-- Start Data provided --

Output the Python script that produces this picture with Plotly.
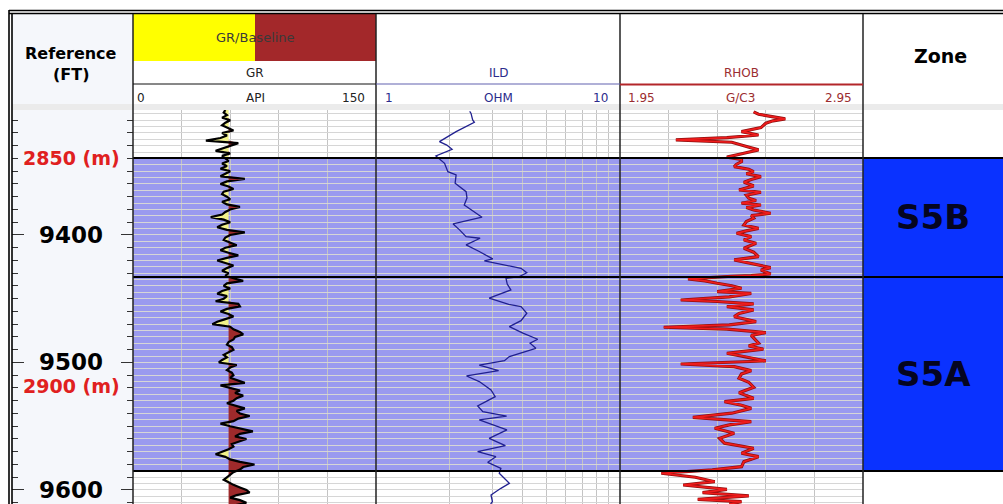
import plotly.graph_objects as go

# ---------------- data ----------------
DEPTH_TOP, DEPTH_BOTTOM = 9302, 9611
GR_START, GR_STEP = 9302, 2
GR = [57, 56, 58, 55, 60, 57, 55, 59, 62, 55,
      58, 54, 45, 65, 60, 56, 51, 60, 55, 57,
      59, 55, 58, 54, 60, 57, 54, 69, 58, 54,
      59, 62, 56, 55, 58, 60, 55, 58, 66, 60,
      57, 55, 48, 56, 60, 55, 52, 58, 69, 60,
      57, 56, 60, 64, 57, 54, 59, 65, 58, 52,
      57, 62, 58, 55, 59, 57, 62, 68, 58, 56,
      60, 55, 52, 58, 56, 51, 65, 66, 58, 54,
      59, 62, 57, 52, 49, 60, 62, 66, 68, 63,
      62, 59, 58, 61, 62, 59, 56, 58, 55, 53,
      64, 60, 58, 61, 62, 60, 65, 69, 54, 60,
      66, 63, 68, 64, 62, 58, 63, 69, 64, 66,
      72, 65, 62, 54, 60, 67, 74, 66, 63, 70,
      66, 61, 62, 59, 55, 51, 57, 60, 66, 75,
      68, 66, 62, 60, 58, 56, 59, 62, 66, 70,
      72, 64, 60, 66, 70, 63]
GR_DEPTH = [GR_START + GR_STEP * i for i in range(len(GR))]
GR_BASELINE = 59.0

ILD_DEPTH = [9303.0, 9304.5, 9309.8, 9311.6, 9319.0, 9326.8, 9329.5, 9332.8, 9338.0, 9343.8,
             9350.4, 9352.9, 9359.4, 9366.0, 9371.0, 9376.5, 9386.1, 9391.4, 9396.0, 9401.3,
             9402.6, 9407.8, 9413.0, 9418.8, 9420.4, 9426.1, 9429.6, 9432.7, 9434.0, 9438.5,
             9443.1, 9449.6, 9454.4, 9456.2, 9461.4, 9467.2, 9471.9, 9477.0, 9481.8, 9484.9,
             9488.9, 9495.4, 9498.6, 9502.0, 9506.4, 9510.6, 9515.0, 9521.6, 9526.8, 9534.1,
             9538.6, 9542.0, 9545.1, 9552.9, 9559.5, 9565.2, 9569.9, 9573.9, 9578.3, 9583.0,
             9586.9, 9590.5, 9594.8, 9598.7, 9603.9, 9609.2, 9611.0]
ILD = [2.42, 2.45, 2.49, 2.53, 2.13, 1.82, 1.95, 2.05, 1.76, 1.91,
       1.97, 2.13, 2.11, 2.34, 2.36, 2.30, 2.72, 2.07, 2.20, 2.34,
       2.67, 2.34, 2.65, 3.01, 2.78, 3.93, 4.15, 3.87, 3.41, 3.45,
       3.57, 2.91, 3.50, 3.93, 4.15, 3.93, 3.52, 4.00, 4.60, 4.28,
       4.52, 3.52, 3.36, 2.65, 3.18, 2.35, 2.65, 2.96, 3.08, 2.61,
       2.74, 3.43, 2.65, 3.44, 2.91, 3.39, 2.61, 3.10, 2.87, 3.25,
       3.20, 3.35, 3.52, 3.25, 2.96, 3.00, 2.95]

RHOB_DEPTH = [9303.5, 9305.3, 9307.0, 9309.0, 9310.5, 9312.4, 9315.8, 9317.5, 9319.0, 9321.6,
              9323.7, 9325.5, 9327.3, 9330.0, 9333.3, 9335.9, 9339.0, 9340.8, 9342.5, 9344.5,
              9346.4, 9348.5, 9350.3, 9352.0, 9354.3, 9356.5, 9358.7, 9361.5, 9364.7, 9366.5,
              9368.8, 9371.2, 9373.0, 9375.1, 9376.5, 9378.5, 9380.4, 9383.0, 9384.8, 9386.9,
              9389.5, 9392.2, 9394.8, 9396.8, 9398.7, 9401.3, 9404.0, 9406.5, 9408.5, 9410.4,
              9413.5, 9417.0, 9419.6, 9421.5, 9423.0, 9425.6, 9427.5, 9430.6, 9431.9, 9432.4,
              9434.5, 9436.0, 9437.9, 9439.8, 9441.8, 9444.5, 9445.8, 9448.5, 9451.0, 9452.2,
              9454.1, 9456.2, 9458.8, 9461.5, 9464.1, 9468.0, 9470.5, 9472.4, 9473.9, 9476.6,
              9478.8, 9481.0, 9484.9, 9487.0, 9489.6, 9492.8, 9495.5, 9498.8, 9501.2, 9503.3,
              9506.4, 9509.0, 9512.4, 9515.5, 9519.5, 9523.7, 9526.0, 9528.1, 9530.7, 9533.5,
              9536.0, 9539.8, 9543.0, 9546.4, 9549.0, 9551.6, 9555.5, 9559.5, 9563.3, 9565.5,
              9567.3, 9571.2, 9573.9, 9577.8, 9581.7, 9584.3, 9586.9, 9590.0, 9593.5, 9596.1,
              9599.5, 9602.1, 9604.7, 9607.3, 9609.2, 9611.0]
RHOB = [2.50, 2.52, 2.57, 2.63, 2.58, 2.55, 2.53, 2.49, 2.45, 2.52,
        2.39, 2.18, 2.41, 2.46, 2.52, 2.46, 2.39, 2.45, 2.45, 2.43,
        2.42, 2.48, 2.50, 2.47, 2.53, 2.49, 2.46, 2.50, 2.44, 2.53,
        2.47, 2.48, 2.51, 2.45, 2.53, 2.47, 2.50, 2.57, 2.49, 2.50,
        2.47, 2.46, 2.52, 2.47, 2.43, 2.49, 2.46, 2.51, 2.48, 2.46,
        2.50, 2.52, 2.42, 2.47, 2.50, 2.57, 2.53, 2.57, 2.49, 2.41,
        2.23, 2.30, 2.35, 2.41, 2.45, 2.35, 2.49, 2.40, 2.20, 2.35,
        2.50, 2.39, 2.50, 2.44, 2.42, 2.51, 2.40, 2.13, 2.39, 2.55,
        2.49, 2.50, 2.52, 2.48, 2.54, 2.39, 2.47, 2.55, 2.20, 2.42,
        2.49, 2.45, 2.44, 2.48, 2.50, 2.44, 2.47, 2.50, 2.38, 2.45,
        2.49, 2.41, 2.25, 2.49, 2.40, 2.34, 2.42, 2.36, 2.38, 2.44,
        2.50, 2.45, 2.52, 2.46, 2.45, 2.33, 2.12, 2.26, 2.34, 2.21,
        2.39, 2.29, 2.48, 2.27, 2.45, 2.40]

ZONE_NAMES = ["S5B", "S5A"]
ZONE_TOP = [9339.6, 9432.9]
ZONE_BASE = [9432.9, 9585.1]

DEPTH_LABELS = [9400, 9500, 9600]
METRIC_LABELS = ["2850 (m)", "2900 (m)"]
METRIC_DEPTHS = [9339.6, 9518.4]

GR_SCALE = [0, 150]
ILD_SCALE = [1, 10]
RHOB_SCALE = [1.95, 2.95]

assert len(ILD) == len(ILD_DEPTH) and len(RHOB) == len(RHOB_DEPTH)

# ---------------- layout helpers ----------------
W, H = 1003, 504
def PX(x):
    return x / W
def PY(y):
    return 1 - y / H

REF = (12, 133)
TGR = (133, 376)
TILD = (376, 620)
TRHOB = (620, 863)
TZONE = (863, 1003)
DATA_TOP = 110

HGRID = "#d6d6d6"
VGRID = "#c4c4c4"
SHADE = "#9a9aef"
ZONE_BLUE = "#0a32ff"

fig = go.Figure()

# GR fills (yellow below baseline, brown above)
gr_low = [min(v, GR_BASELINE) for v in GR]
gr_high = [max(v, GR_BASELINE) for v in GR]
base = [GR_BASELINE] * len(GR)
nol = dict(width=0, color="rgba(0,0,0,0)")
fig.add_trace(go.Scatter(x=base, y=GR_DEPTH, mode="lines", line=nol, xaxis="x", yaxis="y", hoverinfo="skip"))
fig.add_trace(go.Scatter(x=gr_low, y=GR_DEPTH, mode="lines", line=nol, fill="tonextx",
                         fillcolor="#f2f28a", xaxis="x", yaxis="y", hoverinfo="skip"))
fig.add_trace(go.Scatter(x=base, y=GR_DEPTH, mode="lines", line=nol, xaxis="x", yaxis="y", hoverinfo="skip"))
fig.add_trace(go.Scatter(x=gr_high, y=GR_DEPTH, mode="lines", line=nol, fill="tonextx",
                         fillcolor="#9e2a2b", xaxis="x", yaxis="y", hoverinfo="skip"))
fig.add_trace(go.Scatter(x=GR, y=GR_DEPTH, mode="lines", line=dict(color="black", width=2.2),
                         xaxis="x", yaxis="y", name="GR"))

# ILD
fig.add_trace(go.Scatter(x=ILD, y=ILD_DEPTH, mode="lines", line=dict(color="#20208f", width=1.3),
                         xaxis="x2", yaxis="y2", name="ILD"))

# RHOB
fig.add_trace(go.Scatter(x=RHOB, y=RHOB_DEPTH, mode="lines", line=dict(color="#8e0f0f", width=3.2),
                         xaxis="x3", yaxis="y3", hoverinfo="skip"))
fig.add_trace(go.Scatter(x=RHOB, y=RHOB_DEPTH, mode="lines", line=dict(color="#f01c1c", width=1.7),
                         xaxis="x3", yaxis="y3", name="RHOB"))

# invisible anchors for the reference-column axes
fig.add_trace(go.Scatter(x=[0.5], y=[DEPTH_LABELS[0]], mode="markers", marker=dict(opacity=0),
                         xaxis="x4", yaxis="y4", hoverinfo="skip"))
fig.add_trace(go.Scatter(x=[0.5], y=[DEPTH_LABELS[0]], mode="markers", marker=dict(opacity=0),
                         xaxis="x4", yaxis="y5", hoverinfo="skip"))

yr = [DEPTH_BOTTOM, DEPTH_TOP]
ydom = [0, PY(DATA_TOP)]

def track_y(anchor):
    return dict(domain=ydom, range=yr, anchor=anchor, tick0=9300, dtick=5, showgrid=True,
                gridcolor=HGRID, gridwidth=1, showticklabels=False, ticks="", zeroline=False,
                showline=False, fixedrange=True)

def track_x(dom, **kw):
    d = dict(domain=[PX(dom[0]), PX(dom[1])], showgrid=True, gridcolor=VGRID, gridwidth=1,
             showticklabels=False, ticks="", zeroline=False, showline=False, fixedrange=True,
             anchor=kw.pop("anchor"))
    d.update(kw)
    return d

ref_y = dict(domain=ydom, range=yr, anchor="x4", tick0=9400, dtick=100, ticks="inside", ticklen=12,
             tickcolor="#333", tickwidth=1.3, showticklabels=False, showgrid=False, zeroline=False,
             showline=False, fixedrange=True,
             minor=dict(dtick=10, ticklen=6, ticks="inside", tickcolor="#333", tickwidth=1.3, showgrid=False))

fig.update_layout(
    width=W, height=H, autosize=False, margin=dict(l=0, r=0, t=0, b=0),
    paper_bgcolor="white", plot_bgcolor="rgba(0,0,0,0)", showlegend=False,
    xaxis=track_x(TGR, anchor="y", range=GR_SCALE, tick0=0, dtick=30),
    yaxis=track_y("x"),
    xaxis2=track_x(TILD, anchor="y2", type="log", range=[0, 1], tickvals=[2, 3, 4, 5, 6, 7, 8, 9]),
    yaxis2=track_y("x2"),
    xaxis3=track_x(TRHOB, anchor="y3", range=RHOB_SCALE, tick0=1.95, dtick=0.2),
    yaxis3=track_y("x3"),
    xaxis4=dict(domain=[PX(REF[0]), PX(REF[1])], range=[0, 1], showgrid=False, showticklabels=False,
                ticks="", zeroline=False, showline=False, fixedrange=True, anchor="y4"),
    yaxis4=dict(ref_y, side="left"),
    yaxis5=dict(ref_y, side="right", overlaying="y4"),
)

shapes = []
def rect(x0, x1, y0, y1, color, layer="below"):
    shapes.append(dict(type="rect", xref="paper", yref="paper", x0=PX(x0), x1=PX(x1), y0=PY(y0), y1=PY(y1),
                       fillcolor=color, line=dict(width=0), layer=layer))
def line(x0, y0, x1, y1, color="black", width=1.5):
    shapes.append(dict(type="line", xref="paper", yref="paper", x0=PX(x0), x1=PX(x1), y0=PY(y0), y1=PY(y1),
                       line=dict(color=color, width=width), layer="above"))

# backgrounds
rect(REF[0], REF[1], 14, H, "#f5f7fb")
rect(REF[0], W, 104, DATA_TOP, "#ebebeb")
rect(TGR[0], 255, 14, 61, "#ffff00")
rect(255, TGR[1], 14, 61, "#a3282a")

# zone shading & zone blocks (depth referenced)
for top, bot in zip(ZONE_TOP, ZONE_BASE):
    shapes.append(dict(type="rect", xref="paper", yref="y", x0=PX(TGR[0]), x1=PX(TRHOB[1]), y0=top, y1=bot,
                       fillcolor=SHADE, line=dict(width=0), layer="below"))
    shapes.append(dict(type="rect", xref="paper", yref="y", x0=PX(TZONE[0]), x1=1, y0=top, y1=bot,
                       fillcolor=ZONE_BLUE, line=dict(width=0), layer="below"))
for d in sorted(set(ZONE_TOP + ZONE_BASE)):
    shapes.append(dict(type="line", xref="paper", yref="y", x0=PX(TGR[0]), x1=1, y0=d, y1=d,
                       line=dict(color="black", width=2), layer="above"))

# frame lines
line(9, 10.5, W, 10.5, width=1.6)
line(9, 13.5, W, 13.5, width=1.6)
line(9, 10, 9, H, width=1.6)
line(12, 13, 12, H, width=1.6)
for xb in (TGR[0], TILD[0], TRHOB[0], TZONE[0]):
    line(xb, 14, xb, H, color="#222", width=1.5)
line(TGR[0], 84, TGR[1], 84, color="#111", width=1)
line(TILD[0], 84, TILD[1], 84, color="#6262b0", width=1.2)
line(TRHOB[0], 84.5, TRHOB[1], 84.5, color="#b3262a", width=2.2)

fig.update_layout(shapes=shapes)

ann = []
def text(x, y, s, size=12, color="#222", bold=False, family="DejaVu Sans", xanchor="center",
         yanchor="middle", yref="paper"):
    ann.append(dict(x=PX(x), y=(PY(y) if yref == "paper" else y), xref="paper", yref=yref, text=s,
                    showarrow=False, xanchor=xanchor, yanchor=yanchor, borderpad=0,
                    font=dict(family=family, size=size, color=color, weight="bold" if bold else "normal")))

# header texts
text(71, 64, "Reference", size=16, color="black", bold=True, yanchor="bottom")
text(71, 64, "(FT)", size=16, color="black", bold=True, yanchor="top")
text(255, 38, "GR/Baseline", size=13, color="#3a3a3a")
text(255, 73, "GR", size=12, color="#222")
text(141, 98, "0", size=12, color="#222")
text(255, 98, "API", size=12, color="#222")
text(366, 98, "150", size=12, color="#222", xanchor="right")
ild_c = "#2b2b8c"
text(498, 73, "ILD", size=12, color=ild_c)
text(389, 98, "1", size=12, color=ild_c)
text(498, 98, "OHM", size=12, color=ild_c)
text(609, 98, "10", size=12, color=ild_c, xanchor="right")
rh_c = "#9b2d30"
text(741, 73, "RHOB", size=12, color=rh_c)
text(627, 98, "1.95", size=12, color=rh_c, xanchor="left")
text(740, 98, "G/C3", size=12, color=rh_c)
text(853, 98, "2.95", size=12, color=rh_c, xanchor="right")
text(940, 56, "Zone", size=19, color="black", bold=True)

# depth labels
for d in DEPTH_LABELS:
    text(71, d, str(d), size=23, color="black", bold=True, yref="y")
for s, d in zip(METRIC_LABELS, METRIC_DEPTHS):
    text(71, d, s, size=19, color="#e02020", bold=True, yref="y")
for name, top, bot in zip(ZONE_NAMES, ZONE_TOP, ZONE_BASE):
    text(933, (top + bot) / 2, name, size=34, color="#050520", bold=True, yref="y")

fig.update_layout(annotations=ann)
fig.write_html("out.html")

-- End Data provided --

Exercise aim: Give again, word for word, every line from the top of the data above to the line holding "GR_BASELINE = 59.0", inclusive, with the pictures left out.

Completed exercise:
Output the Python script that produces this picture with Plotly.
import plotly.graph_objects as go

# ---------------- data ----------------
DEPTH_TOP, DEPTH_BOTTOM = 9302, 9611
GR_START, GR_STEP = 9302, 2
GR = [57, 56, 58, 55, 60, 57, 55, 59, 62, 55,
      58, 54, 45, 65, 60, 56, 51, 60, 55, 57,
      59, 55, 58, 54, 60, 57, 54, 69, 58, 54,
      59, 62, 56, 55, 58, 60, 55, 58, 66, 60,
      57, 55, 48, 56, 60, 55, 52, 58, 69, 60,
      57, 56, 60, 64, 57, 54, 59, 65, 58, 52,
      57, 62, 58, 55, 59, 57, 62, 68, 58, 56,
      60, 55, 52, 58, 56, 51, 65, 66, 58, 54,
      59, 62, 57, 52, 49, 60, 62, 66, 68, 63,
      62, 59, 58, 61, 62, 59, 56, 58, 55, 53,
      64, 60, 58, 61, 62, 60, 65, 69, 54, 60,
      66, 63, 68, 64, 62, 58, 63, 69, 64, 66,
      72, 65, 62, 54, 60, 67, 74, 66, 63, 70,
      66, 61, 62, 59, 55, 51, 57, 60, 66, 75,
      68, 66, 62, 60, 58, 56, 59, 62, 66, 70,
      72, 64, 60, 66, 70, 63]
GR_DEPTH = [GR_START + GR_STEP * i for i in range(len(GR))]
GR_BASELINE = 59.0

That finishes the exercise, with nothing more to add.